-- Begin Given information --

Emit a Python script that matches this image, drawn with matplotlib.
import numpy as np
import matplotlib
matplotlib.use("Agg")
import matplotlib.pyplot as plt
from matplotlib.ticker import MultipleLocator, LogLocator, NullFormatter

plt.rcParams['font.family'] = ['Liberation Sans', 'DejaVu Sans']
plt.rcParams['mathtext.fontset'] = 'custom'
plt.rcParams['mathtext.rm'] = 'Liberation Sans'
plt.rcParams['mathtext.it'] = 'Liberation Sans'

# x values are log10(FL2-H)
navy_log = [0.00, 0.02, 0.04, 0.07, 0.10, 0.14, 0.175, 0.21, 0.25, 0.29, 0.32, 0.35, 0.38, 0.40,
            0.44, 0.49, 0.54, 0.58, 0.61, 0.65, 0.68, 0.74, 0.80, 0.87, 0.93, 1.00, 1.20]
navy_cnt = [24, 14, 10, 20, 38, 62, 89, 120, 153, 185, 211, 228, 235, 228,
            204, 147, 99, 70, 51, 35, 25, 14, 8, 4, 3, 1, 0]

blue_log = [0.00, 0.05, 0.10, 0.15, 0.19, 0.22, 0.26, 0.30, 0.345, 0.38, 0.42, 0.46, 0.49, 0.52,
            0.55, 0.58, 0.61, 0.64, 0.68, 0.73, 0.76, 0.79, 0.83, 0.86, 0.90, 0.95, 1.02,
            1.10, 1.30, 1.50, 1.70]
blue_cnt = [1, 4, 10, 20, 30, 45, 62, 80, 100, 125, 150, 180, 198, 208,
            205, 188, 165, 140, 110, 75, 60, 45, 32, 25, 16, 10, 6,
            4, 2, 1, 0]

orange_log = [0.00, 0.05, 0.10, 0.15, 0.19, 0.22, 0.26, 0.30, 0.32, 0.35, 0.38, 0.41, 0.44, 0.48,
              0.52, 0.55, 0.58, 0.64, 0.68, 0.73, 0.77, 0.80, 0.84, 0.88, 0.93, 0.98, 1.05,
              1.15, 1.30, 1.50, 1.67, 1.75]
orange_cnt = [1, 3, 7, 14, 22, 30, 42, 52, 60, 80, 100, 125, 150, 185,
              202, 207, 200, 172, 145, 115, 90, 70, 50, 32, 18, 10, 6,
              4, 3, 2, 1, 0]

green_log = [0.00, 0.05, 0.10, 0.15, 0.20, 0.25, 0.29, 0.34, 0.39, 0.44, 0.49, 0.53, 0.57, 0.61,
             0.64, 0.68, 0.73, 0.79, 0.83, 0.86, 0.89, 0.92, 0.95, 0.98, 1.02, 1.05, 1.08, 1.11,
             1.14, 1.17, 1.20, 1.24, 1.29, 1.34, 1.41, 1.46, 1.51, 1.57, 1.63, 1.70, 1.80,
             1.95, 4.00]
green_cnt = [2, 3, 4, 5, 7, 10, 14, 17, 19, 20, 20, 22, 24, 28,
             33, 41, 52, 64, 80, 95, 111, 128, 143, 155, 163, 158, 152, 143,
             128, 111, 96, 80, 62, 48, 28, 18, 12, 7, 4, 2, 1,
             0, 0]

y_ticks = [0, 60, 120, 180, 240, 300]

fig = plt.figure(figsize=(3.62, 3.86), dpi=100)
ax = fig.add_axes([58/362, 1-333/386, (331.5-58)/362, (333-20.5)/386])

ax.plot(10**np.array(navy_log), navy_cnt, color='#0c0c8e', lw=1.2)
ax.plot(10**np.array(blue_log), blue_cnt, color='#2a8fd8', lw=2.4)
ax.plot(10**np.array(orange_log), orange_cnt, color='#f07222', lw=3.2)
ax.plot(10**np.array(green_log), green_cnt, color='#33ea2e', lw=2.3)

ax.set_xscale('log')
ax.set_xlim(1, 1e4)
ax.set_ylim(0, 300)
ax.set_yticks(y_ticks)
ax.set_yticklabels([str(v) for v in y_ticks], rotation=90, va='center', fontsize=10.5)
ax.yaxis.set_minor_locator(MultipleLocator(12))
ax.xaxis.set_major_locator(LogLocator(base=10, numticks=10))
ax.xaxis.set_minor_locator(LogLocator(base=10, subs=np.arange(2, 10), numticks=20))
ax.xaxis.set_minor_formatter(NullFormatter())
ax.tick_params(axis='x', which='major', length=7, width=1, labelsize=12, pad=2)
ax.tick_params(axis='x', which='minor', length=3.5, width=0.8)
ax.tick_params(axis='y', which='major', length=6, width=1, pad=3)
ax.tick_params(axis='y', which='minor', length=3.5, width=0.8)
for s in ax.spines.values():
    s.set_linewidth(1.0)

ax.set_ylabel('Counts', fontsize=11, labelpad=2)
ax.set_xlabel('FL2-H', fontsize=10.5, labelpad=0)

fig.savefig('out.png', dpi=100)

-- End Given information --

*What this task involves*
Return only the lines from the beginning of the material up to and including the line with "4, 3, 2, 1, 0]", exactly as written.

*Problem solution*
Emit a Python script that matches this image, drawn with matplotlib.
import numpy as np
import matplotlib
matplotlib.use("Agg")
import matplotlib.pyplot as plt
from matplotlib.ticker import MultipleLocator, LogLocator, NullFormatter

plt.rcParams['font.family'] = ['Liberation Sans', 'DejaVu Sans']
plt.rcParams['mathtext.fontset'] = 'custom'
plt.rcParams['mathtext.rm'] = 'Liberation Sans'
plt.rcParams['mathtext.it'] = 'Liberation Sans'

# x values are log10(FL2-H)
navy_log = [0.00, 0.02, 0.04, 0.07, 0.10, 0.14, 0.175, 0.21, 0.25, 0.29, 0.32, 0.35, 0.38, 0.40,
            0.44, 0.49, 0.54, 0.58, 0.61, 0.65, 0.68, 0.74, 0.80, 0.87, 0.93, 1.00, 1.20]
navy_cnt = [24, 14, 10, 20, 38, 62, 89, 120, 153, 185, 211, 228, 235, 228,
            204, 147, 99, 70, 51, 35, 25, 14, 8, 4, 3, 1, 0]

blue_log = [0.00, 0.05, 0.10, 0.15, 0.19, 0.22, 0.26, 0.30, 0.345, 0.38, 0.42, 0.46, 0.49, 0.52,
            0.55, 0.58, 0.61, 0.64, 0.68, 0.73, 0.76, 0.79, 0.83, 0.86, 0.90, 0.95, 1.02,
            1.10, 1.30, 1.50, 1.70]
blue_cnt = [1, 4, 10, 20, 30, 45, 62, 80, 100, 125, 150, 180, 198, 208,
            205, 188, 165, 140, 110, 75, 60, 45, 32, 25, 16, 10, 6,
            4, 2, 1, 0]

orange_log = [0.00, 0.05, 0.10, 0.15, 0.19, 0.22, 0.26, 0.30, 0.32, 0.35, 0.38, 0.41, 0.44, 0.48,
              0.52, 0.55, 0.58, 0.64, 0.68, 0.73, 0.77, 0.80, 0.84, 0.88, 0.93, 0.98, 1.05,
              1.15, 1.30, 1.50, 1.67, 1.75]
orange_cnt = [1, 3, 7, 14, 22, 30, 42, 52, 60, 80, 100, 125, 150, 185,
              202, 207, 200, 172, 145, 115, 90, 70, 50, 32, 18, 10, 6,
              4, 3, 2, 1, 0]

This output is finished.